The series of landscapes evokes a feeling of the familiar stillness of a Mattapoisett estuary afternoon. The pinkish orange haze that appears to billow out from the canvas into the second floor gallery; the passing of the seasons by the sea at twilight, dawn, and dusk; the ebb and flow of the estuary tide that empties into the sea. Moments captured in time that is ever changing.

“Now and Then,” said Baker, is “showing where I came from.”

In her series, “Birches,” Baker says her work is all about observable change and preserving the moment.

“The vertical, always shedding trunks, tiny green buds opening to almond-shaped leaves…” says Baker, describing the essence of change among the seemingly static birch trees. “Then light changes everything. Small changes, every day.”

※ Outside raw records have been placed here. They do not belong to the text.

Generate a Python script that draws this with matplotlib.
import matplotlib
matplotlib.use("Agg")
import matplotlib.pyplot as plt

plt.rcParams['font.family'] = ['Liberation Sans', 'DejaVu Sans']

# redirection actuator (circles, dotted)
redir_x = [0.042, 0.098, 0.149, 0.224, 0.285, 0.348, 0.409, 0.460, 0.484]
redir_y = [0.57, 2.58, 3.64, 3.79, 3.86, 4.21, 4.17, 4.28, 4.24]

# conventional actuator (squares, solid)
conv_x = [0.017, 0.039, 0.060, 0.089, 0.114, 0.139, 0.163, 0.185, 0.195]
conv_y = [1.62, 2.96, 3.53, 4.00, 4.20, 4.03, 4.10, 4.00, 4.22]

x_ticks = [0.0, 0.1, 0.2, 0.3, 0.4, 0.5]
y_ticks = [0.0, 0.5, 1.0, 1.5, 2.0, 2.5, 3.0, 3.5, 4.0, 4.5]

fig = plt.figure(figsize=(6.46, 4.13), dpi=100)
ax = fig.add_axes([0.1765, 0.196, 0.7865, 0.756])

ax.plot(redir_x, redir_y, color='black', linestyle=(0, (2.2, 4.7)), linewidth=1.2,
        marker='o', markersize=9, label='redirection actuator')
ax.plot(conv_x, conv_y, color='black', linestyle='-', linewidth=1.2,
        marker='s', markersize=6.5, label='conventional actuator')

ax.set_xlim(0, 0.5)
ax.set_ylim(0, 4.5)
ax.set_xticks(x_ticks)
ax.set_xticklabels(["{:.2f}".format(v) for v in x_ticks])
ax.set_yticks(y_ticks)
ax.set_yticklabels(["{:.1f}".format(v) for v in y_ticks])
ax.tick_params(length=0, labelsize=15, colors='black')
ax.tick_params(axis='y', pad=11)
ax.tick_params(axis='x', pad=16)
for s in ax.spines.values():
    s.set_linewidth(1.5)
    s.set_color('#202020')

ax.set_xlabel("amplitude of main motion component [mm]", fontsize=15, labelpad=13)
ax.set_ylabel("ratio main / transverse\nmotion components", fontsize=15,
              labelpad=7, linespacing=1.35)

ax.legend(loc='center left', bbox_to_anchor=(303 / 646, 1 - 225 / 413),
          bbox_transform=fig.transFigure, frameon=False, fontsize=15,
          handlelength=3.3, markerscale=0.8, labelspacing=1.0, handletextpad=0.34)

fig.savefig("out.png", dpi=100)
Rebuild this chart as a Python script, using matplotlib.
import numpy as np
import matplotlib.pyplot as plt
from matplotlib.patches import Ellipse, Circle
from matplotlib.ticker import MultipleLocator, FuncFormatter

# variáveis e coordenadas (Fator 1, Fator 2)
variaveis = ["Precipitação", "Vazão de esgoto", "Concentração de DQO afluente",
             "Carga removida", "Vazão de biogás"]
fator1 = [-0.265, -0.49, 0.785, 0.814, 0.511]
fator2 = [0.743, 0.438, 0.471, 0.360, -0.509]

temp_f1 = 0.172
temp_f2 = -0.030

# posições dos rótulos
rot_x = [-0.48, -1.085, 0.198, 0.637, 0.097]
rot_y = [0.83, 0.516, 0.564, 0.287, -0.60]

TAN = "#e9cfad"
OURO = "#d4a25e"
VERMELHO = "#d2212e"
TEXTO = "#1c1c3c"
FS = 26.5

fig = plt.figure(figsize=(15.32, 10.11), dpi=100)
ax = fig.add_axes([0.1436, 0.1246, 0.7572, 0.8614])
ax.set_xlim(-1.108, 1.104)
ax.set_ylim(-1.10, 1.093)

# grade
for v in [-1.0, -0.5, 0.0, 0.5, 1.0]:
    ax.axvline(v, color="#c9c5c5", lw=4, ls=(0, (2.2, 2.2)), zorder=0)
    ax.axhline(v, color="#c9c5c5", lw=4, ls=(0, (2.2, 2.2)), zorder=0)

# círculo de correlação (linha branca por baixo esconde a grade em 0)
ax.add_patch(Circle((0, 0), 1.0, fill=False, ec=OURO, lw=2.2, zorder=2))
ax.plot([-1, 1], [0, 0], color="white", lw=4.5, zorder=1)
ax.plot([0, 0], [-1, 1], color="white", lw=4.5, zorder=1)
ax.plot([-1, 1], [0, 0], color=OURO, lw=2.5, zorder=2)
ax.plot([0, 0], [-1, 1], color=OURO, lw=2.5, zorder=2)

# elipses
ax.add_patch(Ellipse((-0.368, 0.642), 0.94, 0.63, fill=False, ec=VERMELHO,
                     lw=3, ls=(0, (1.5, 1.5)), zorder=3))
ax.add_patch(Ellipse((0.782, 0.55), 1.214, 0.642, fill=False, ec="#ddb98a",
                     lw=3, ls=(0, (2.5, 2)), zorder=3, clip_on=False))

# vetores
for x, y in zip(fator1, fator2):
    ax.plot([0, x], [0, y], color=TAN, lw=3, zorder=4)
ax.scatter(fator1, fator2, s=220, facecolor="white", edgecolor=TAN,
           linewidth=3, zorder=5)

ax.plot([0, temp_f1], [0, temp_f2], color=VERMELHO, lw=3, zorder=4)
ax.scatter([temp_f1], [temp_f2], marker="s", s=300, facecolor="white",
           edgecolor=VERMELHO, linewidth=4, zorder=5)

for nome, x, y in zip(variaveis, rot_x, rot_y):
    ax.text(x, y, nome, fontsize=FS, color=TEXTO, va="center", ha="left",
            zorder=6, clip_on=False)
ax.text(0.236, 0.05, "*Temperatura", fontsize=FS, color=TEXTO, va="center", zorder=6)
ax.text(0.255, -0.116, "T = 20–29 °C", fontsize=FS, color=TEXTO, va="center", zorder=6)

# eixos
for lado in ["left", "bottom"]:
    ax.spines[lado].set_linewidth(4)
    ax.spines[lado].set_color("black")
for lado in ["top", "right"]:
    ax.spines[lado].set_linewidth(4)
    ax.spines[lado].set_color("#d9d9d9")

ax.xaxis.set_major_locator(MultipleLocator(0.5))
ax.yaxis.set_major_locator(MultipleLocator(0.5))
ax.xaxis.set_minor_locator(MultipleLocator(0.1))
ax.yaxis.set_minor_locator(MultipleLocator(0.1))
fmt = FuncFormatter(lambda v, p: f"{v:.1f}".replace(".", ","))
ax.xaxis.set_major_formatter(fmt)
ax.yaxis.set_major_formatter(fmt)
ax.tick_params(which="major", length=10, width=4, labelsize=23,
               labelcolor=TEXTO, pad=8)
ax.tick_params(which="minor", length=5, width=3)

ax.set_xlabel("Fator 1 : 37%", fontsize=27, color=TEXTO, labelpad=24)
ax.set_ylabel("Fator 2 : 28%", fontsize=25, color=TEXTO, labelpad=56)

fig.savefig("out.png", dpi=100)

The work reflects the hitting of the light and the landscape’s response to it. She said she approaches the series with playfulness, invention, and surprise: “a refined vision.” Baker tends to work in a series, she said.

“Some ideas can’t be expressed in a single piece,” says Baker. “It has to be a way for me to develop and change as an artist.”

Aufranc has several sculptures on display inside the MAC, but the most notable are the large kinetic sculptures on display outside around the gallery. “Osprey” stands before the front of the building, reaching for the sky as an abstract figure of an osprey comes to land atop its delicate twig nest.

The exhibit runs until August 19 and can be viewed during operating hours: Tuesday – Friday from 1:00 to 5:00 pm, and Saturday from 10:00 am to 2:00 pm. The Marion Art Center is located at 80 Pleasant Street in Marion.